1. The honor is “for her intense poetic prose that confronts historical traumas and exposes the fragility of human life.”


2. “The Vegetarian,” published in Korea in 2007, won the 2016 International Booker Prize after it was translated into English.


3. Han, 53, was born in 1970 in Gwangju, South Korea. Her father was also a novelist, but much less successful.


4 When Han was 9, her family moved to Seoul just months before the Gwangju uprising, when government troops fired on crowds of pro-democracy protesters, killing hundreds. In her 2014 novel “Human Acts,” a writer observes a police raid on a group of activists.

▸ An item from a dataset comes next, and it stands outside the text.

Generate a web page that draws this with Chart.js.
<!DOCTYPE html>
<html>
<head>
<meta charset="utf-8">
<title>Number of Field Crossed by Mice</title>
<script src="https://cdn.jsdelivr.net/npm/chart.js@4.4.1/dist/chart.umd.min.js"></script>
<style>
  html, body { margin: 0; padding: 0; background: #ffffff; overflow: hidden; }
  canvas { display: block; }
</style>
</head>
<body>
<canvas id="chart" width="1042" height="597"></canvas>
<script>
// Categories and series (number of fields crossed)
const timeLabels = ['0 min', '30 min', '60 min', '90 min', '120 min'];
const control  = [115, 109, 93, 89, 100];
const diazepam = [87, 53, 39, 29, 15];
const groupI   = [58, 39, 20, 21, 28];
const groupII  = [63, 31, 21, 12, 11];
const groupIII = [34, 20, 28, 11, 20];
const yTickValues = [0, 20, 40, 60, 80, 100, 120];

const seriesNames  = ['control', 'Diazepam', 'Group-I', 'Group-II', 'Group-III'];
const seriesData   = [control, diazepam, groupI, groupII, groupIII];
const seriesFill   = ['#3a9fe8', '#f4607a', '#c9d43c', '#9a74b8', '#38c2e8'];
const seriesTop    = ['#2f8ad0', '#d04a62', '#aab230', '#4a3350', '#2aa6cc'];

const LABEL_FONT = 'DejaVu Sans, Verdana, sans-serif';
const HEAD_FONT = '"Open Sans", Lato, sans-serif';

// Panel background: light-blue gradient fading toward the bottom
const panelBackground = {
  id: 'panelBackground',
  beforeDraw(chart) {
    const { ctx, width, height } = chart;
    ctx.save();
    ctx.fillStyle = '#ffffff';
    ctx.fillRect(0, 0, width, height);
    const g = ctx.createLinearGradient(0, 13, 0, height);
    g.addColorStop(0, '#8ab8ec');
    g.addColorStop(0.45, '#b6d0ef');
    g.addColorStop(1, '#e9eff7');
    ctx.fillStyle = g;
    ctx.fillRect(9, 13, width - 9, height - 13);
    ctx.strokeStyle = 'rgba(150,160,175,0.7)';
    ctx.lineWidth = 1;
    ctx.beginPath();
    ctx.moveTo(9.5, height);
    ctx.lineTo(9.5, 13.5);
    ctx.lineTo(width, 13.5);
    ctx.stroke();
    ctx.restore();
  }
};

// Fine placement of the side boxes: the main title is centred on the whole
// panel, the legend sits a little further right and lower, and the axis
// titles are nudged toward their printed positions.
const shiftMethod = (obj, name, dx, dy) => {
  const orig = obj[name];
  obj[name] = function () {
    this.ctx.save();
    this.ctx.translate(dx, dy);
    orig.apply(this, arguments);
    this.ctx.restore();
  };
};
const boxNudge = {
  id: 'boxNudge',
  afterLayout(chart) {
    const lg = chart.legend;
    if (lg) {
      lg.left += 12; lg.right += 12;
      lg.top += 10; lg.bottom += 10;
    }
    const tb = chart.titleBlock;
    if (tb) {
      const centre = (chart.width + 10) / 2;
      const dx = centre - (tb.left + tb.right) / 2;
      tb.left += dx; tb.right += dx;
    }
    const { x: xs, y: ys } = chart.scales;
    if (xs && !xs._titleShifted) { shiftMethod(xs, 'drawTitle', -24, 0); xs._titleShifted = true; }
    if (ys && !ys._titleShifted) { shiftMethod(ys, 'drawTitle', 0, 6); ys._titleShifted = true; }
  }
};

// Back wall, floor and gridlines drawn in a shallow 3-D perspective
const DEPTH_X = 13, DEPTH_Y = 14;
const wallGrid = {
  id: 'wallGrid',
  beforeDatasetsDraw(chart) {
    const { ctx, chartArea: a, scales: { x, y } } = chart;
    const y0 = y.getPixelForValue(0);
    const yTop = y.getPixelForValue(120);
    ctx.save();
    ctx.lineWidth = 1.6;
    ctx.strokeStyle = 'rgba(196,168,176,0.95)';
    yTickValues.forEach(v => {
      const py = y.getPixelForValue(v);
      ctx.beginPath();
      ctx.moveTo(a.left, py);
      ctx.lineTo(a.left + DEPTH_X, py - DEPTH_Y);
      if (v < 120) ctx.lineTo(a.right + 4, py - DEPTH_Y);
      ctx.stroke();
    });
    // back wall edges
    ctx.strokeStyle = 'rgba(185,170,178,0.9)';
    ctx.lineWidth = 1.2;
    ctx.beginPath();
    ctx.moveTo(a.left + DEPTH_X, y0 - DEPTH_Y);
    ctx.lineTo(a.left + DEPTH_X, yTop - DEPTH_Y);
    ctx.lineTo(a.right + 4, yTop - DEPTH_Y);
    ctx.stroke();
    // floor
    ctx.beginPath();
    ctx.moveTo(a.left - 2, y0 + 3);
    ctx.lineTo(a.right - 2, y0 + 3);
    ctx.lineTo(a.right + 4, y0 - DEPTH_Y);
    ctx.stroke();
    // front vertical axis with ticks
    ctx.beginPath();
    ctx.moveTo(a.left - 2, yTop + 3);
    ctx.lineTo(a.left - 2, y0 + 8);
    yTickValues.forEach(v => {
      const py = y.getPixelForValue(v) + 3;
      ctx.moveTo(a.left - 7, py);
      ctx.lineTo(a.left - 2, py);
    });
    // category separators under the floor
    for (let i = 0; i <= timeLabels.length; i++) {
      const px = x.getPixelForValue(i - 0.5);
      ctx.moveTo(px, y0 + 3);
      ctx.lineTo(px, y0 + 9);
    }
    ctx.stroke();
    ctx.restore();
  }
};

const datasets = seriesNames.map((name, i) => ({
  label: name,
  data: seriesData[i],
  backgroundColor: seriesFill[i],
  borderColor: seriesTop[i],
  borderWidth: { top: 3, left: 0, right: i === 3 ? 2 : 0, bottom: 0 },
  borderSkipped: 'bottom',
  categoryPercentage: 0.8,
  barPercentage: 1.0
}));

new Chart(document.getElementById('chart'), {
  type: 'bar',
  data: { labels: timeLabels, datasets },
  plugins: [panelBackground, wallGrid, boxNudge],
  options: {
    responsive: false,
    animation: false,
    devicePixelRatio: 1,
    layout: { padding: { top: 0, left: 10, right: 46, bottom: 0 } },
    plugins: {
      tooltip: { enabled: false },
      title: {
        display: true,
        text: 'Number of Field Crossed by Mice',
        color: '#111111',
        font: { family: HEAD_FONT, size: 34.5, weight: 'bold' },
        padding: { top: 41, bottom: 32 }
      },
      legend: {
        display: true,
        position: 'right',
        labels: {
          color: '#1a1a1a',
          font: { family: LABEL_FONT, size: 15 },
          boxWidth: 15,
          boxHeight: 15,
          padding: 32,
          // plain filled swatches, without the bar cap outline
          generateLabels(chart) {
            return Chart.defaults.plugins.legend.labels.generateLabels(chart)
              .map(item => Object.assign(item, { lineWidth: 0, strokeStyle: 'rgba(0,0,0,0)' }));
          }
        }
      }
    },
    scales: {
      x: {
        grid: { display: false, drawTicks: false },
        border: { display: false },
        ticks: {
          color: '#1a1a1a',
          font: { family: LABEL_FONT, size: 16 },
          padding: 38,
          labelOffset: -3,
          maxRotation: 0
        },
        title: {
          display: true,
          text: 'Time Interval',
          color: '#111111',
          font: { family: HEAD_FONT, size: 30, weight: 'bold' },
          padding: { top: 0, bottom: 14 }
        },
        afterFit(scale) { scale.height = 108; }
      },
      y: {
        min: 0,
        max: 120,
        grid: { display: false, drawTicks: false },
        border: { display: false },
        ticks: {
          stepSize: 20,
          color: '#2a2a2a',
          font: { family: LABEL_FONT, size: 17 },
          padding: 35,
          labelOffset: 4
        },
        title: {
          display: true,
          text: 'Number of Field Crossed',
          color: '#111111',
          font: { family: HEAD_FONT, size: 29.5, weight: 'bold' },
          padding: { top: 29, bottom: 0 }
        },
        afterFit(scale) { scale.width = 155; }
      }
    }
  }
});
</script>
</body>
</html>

5 Han studied literature at Yonsei University in Korea, and her first published works were poems. Her debut novel, “Black Deer,” which came out in 1998, was a mystery about a missing woman. Han said it was around that time that she developed the idea for a short story about a woman who becomes a plant, which she eventually developed into “The Vegetarian.”


6 Following her debut, Han went on to write seven more novels, as well as several novellas and collections of essays and short stories. Among her other novels are “The White Book".


7. Han’s work is now celebrated in South Korea, but that took some time, she said, and some of her books were initially greeted with bafflement. “The Vegetarian” was received as “very extreme and bizarre,” Han said. Deborah Smith translated “The Vegetarian” and sold it to a British publisher based on the first 10 pages.


8 Although relatively young for a Nobel laureate, Han is far older than Rudyard Kipling was when he accepted the 1907 award at 41. Han is the 18th woman to win the Nobel in literature, which has been awarded to 120 writers since 1901.


9. Two of her books have been made into films; "The Vegetarian" in 2009, directed by Lim Woo-Seong, and 2011's "Scars", by the same director.


10. Her latest novel, "We Do Not Part," published in Korean in 2021 and due out in English next year, is a chronicle of the pain and torment that followed another massacre - one in the late 1940s to early 1950s carried out in the name of rooting out communists on Jeju island.